→ EXERCISE DIRECTIONS:
Your task is to repeat the lines below exactly, excluding any pictures they contain.

++++

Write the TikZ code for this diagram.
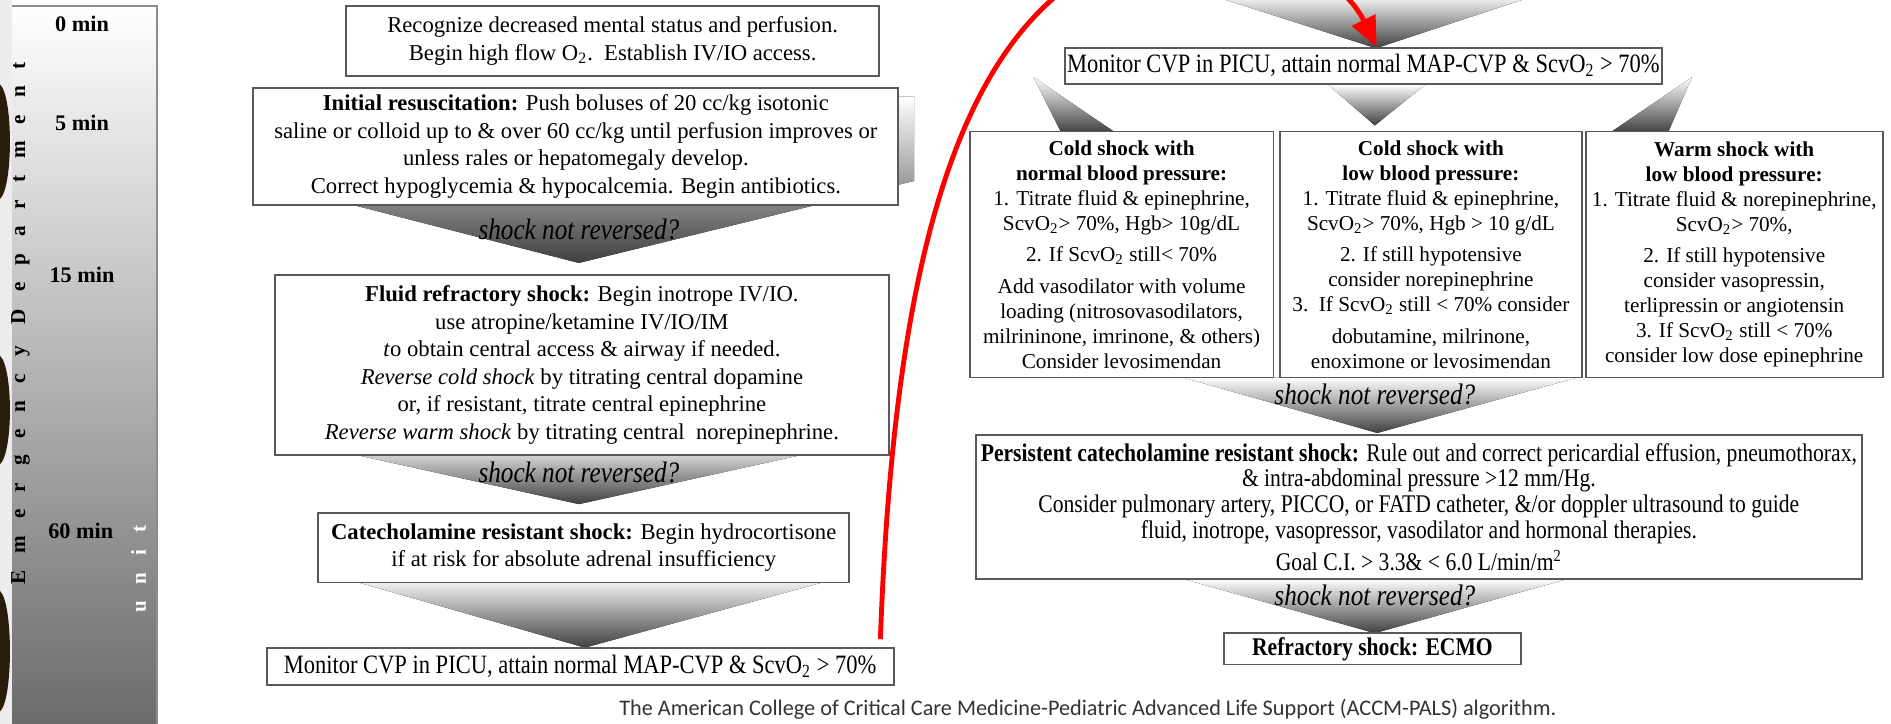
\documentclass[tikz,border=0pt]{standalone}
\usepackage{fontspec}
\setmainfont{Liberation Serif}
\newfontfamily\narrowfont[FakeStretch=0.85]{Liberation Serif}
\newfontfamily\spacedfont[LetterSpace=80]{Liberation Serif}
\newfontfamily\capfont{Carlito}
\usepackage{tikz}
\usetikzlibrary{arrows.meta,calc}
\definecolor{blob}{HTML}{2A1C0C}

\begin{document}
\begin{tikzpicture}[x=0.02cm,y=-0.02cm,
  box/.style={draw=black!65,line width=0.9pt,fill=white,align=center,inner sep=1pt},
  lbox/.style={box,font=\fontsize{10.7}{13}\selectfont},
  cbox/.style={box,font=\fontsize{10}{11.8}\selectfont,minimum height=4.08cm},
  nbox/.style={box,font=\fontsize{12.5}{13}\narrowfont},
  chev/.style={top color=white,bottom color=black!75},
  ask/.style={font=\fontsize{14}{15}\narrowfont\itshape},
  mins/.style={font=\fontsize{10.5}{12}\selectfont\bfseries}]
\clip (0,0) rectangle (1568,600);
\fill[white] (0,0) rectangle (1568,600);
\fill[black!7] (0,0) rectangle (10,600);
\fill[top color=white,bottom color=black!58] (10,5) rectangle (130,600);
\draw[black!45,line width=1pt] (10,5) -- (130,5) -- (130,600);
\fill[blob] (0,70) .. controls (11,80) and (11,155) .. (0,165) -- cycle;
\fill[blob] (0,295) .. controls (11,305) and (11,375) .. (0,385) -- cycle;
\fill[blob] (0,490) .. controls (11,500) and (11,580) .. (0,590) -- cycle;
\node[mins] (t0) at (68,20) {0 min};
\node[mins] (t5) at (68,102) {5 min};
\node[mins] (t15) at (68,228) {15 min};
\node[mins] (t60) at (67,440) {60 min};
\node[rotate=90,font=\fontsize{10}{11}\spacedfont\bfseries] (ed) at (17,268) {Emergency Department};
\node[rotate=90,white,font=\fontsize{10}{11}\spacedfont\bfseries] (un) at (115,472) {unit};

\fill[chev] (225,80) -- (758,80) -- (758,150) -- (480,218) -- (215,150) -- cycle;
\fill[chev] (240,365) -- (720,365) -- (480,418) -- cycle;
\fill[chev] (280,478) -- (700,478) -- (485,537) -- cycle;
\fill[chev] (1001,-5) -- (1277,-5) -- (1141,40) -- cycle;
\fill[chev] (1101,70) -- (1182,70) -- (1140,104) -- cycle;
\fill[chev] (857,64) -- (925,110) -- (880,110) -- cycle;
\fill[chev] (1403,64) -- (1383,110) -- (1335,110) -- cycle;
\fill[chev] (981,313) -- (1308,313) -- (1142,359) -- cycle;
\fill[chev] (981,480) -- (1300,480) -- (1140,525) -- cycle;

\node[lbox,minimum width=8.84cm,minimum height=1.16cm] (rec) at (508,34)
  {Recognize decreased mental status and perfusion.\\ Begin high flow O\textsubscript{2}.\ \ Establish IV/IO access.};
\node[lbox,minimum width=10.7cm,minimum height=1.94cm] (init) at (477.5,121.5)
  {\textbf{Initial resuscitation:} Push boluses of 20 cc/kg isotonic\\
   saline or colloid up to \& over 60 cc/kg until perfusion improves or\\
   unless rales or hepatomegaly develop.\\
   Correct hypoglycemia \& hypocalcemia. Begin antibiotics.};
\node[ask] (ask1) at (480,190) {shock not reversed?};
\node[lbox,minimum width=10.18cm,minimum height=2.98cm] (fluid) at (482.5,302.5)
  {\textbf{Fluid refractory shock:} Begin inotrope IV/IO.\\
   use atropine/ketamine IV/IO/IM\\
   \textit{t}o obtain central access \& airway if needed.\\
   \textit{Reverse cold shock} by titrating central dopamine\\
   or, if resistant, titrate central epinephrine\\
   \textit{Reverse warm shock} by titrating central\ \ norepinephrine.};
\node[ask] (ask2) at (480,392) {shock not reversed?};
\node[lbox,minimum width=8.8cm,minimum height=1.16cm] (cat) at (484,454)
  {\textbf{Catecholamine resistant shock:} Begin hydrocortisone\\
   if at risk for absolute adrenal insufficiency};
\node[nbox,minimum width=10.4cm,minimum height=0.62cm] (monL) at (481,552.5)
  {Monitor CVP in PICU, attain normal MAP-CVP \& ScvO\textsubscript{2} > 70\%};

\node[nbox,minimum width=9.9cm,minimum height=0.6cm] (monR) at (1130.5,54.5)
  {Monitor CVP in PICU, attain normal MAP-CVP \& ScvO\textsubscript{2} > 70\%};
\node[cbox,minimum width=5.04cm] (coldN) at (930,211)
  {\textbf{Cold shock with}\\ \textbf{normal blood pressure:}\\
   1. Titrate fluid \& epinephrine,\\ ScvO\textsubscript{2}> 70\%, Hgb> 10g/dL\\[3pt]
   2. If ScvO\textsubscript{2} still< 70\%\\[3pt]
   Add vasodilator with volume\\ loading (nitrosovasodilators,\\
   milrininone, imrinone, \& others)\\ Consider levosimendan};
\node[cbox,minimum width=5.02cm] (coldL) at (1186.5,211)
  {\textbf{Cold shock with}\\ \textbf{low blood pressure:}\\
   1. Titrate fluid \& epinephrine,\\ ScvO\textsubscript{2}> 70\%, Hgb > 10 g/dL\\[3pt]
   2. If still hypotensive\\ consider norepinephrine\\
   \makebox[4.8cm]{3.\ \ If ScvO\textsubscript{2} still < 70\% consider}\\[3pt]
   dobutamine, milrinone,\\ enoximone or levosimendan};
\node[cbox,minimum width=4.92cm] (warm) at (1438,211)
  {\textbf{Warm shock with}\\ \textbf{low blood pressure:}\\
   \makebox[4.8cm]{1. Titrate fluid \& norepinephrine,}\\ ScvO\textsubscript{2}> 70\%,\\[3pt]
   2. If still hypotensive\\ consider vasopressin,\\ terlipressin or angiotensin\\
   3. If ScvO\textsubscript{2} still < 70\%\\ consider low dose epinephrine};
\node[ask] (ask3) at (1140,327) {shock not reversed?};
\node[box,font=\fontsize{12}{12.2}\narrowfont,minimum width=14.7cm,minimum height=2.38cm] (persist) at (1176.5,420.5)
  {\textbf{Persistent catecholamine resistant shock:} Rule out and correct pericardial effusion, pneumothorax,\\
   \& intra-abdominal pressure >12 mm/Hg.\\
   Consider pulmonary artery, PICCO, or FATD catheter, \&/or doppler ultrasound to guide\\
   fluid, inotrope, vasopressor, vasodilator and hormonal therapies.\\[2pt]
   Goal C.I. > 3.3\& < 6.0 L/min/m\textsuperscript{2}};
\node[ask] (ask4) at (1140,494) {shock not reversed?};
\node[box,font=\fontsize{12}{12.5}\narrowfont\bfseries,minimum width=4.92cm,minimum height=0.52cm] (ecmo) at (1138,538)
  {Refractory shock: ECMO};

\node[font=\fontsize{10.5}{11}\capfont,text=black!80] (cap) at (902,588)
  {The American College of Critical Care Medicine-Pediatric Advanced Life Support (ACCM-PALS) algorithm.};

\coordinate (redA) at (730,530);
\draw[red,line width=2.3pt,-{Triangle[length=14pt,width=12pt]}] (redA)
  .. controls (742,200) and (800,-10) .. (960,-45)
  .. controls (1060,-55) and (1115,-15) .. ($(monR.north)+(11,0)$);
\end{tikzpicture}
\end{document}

++++

→ RESULT OF THIS EXERCISE:
Write the TikZ code for this diagram.
\documentclass[tikz,border=0pt]{standalone}
\usepackage{fontspec}
\setmainfont{Liberation Serif}
\newfontfamily\narrowfont[FakeStretch=0.85]{Liberation Serif}
\newfontfamily\spacedfont[LetterSpace=80]{Liberation Serif}
\newfontfamily\capfont{Carlito}
\usepackage{tikz}
\usetikzlibrary{arrows.meta,calc}
\definecolor{blob}{HTML}{2A1C0C}

\begin{document}
\begin{tikzpicture}[x=0.02cm,y=-0.02cm,
  box/.style={draw=black!65,line width=0.9pt,fill=white,align=center,inner sep=1pt},
  lbox/.style={box,font=\fontsize{10.7}{13}\selectfont},
  cbox/.style={box,font=\fontsize{10}{11.8}\selectfont,minimum height=4.08cm},
  nbox/.style={box,font=\fontsize{12.5}{13}\narrowfont},
  chev/.style={top color=white,bottom color=black!75},
  ask/.style={font=\fontsize{14}{15}\narrowfont\itshape},
  mins/.style={font=\fontsize{10.5}{12}\selectfont\bfseries}]
\clip (0,0) rectangle (1568,600);
\fill[white] (0,0) rectangle (1568,600);
\fill[black!7] (0,0) rectangle (10,600);
\fill[top color=white,bottom color=black!58] (10,5) rectangle (130,600);
\draw[black!45,line width=1pt] (10,5) -- (130,5) -- (130,600);
\fill[blob] (0,70) .. controls (11,80) and (11,155) .. (0,165) -- cycle;
\fill[blob] (0,295) .. controls (11,305) and (11,375) .. (0,385) -- cycle;
\fill[blob] (0,490) .. controls (11,500) and (11,580) .. (0,590) -- cycle;
\node[mins] (t0) at (68,20) {0 min};
\node[mins] (t5) at (68,102) {5 min};
\node[mins] (t15) at (68,228) {15 min};
\node[mins] (t60) at (67,440) {60 min};
\node[rotate=90,font=\fontsize{10}{11}\spacedfont\bfseries] (ed) at (17,268) {Emergency Department};
\node[rotate=90,white,font=\fontsize{10}{11}\spacedfont\bfseries] (un) at (115,472) {unit};

\fill[chev] (225,80) -- (758,80) -- (758,150) -- (480,218) -- (215,150) -- cycle;
\fill[chev] (240,365) -- (720,365) -- (480,418) -- cycle;
\fill[chev] (280,478) -- (700,478) -- (485,537) -- cycle;
\fill[chev] (1001,-5) -- (1277,-5) -- (1141,40) -- cycle;
\fill[chev] (1101,70) -- (1182,70) -- (1140,104) -- cycle;
\fill[chev] (857,64) -- (925,110) -- (880,110) -- cycle;
\fill[chev] (1403,64) -- (1383,110) -- (1335,110) -- cycle;
\fill[chev] (981,313) -- (1308,313) -- (1142,359) -- cycle;
\fill[chev] (981,480) -- (1300,480) -- (1140,525) -- cycle;

\node[lbox,minimum width=8.84cm,minimum height=1.16cm] (rec) at (508,34)
  {Recognize decreased mental status and perfusion.\\ Begin high flow O\textsubscript{2}.\ \ Establish IV/IO access.};
\node[lbox,minimum width=10.7cm,minimum height=1.94cm] (init) at (477.5,121.5)
  {\textbf{Initial resuscitation:} Push boluses of 20 cc/kg isotonic\\
   saline or colloid up to \& over 60 cc/kg until perfusion improves or\\
   unless rales or hepatomegaly develop.\\
   Correct hypoglycemia \& hypocalcemia. Begin antibiotics.};
\node[ask] (ask1) at (480,190) {shock not reversed?};
\node[lbox,minimum width=10.18cm,minimum height=2.98cm] (fluid) at (482.5,302.5)
  {\textbf{Fluid refractory shock:} Begin inotrope IV/IO.\\
   use atropine/ketamine IV/IO/IM\\
   \textit{t}o obtain central access \& airway if needed.\\
   \textit{Reverse cold shock} by titrating central dopamine\\
   or, if resistant, titrate central epinephrine\\
   \textit{Reverse warm shock} by titrating central\ \ norepinephrine.};
\node[ask] (ask2) at (480,392) {shock not reversed?};
\node[lbox,minimum width=8.8cm,minimum height=1.16cm] (cat) at (484,454)
  {\textbf{Catecholamine resistant shock:} Begin hydrocortisone\\
   if at risk for absolute adrenal insufficiency};
\node[nbox,minimum width=10.4cm,minimum height=0.62cm] (monL) at (481,552.5)
  {Monitor CVP in PICU, attain normal MAP-CVP \& ScvO\textsubscript{2} > 70\%};

\node[nbox,minimum width=9.9cm,minimum height=0.6cm] (monR) at (1130.5,54.5)
  {Monitor CVP in PICU, attain normal MAP-CVP \& ScvO\textsubscript{2} > 70\%};
\node[cbox,minimum width=5.04cm] (coldN) at (930,211)
  {\textbf{Cold shock with}\\ \textbf{normal blood pressure:}\\
   1. Titrate fluid \& epinephrine,\\ ScvO\textsubscript{2}> 70\%, Hgb> 10g/dL\\[3pt]
   2. If ScvO\textsubscript{2} still< 70\%\\[3pt]
   Add vasodilator with volume\\ loading (nitrosovasodilators,\\
   milrininone, imrinone, \& others)\\ Consider levosimendan};
\node[cbox,minimum width=5.02cm] (coldL) at (1186.5,211)
  {\textbf{Cold shock with}\\ \textbf{low blood pressure:}\\
   1. Titrate fluid \& epinephrine,\\ ScvO\textsubscript{2}> 70\%, Hgb > 10 g/dL\\[3pt]
   2. If still hypotensive\\ consider norepinephrine\\
   \makebox[4.8cm]{3.\ \ If ScvO\textsubscript{2} still < 70\% consider}\\[3pt]
   dobutamine, milrinone,\\ enoximone or levosimendan};
\node[cbox,minimum width=4.92cm] (warm) at (1438,211)
  {\textbf{Warm shock with}\\ \textbf{low blood pressure:}\\
   \makebox[4.8cm]{1. Titrate fluid \& norepinephrine,}\\ ScvO\textsubscript{2}> 70\%,\\[3pt]
   2. If still hypotensive\\ consider vasopressin,\\ terlipressin or angiotensin\\
   3. If ScvO\textsubscript{2} still < 70\%\\ consider low dose epinephrine};
\node[ask] (ask3) at (1140,327) {shock not reversed?};
\node[box,font=\fontsize{12}{12.2}\narrowfont,minimum width=14.7cm,minimum height=2.38cm] (persist) at (1176.5,420.5)
  {\textbf{Persistent catecholamine resistant shock:} Rule out and correct pericardial effusion, pneumothorax,\\
   \& intra-abdominal pressure >12 mm/Hg.\\
   Consider pulmonary artery, PICCO, or FATD catheter, \&/or doppler ultrasound to guide\\
   fluid, inotrope, vasopressor, vasodilator and hormonal therapies.\\[2pt]
   Goal C.I. > 3.3\& < 6.0 L/min/m\textsuperscript{2}};
\node[ask] (ask4) at (1140,494) {shock not reversed?};
\node[box,font=\fontsize{12}{12.5}\narrowfont\bfseries,minimum width=4.92cm,minimum height=0.52cm] (ecmo) at (1138,538)
  {Refractory shock: ECMO};

\node[font=\fontsize{10.5}{11}\capfont,text=black!80] (cap) at (902,588)
  {The American College of Critical Care Medicine-Pediatric Advanced Life Support (ACCM-PALS) algorithm.};

\coordinate (redA) at (730,530);
\draw[red,line width=2.3pt,-{Triangle[length=14pt,width=12pt]}] (redA)
  .. controls (742,200) and (800,-10) .. (960,-45)
  .. controls (1060,-55) and (1115,-15) .. ($(monR.north)+(11,0)$);
\end{tikzpicture}
\end{document}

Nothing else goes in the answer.